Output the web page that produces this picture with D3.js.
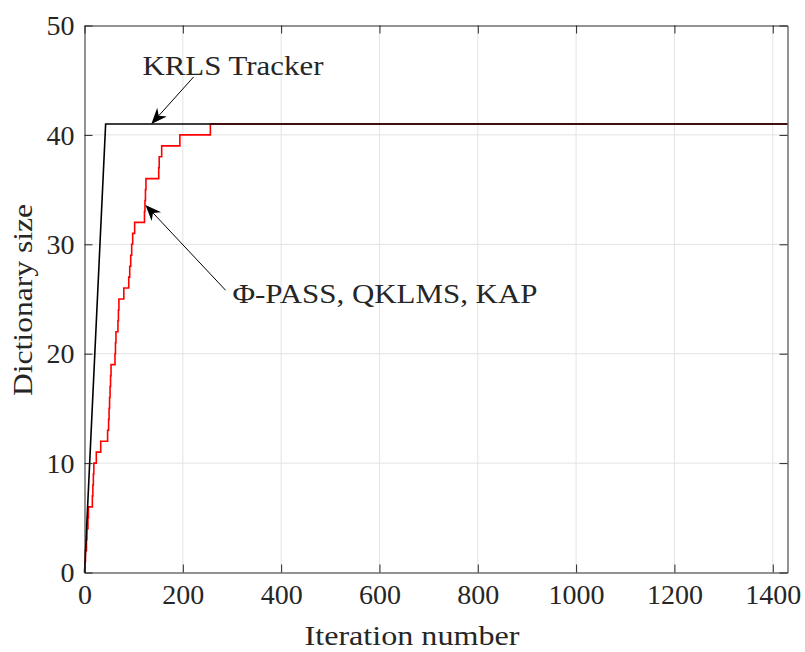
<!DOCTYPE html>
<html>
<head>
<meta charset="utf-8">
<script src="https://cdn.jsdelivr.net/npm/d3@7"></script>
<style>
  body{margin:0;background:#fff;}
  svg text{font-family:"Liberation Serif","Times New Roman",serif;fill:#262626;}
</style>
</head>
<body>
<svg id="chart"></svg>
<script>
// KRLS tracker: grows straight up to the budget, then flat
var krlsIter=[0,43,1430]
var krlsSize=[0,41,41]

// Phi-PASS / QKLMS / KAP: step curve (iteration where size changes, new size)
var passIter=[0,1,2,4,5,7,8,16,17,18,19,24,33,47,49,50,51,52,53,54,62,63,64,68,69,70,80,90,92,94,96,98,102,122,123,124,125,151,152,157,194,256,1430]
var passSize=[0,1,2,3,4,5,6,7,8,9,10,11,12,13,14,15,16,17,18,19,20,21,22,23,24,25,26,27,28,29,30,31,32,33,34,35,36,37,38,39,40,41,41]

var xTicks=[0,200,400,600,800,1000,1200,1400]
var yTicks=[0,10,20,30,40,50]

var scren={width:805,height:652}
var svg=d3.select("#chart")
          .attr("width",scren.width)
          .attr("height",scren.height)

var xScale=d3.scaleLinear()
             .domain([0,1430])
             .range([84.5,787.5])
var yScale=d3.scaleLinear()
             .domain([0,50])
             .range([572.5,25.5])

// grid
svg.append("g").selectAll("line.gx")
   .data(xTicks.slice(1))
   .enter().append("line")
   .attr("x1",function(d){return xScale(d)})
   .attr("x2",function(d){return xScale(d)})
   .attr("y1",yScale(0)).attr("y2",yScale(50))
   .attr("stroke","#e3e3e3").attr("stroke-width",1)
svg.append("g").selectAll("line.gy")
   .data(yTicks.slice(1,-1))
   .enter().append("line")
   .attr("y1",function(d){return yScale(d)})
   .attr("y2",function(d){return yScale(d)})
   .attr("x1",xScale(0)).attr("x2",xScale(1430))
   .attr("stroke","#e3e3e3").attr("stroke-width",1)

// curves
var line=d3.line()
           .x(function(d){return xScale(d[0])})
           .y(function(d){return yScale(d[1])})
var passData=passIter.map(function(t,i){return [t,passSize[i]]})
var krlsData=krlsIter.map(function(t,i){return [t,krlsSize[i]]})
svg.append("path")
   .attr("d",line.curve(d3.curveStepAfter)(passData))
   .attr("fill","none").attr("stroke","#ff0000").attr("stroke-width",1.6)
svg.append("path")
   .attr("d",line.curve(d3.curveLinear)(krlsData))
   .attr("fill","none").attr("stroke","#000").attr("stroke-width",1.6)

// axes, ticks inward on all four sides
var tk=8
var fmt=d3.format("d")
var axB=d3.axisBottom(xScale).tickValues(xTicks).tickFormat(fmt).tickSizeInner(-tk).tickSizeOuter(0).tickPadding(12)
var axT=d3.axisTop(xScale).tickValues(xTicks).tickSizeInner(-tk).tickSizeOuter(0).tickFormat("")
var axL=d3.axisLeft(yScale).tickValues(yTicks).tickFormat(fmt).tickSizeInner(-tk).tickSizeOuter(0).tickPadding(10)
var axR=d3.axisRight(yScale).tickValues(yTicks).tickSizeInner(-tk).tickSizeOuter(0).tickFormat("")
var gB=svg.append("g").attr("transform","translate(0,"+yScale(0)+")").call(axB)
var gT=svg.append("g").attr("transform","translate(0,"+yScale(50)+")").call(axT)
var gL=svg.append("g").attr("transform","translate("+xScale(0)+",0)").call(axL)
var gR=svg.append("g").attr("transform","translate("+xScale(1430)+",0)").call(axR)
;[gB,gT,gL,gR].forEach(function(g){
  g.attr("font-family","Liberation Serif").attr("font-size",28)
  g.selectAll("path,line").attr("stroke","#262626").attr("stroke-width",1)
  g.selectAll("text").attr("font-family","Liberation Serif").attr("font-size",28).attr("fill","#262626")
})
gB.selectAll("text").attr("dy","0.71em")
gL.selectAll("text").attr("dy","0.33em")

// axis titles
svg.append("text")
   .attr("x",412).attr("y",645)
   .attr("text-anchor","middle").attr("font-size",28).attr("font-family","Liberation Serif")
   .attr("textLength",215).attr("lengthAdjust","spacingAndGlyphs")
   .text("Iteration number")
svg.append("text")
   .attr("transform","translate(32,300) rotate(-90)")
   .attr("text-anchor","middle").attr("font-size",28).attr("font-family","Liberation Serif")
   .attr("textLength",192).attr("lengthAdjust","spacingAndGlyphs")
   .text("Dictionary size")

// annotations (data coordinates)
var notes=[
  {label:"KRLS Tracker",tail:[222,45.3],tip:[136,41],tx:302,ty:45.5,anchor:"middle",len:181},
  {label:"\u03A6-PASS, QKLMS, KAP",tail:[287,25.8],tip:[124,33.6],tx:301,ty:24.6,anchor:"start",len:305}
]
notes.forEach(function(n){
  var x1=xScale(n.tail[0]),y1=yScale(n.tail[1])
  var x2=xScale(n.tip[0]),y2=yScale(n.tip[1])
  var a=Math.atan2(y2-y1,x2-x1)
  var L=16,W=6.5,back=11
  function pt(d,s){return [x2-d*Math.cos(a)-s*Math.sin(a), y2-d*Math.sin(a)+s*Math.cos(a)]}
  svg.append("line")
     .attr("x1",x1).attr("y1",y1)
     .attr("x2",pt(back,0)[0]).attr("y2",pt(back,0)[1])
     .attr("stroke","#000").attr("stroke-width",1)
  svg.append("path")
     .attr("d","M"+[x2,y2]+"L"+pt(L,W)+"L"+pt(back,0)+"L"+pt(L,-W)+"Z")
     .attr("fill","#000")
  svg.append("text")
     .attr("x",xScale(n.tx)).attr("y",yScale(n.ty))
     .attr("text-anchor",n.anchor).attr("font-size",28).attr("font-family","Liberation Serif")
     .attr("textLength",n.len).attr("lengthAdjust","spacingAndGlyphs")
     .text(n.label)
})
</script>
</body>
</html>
◇ ◇ ◇
- _Problem requirements_
Write out each line of the listing above, exactly, from its first line to the line holding "var krlsSize=[0,41,41]", inclusive. Skip the pictures.

- _Solution to the problem_
Output the web page that produces this picture with D3.js.
<!DOCTYPE html>
<html>
<head>
<meta charset="utf-8">
<script src="https://cdn.jsdelivr.net/npm/d3@7"></script>
<style>
  body{margin:0;background:#fff;}
  svg text{font-family:"Liberation Serif","Times New Roman",serif;fill:#262626;}
</style>
</head>
<body>
<svg id="chart"></svg>
<script>
// KRLS tracker: grows straight up to the budget, then flat
var krlsIter=[0,43,1430]
var krlsSize=[0,41,41]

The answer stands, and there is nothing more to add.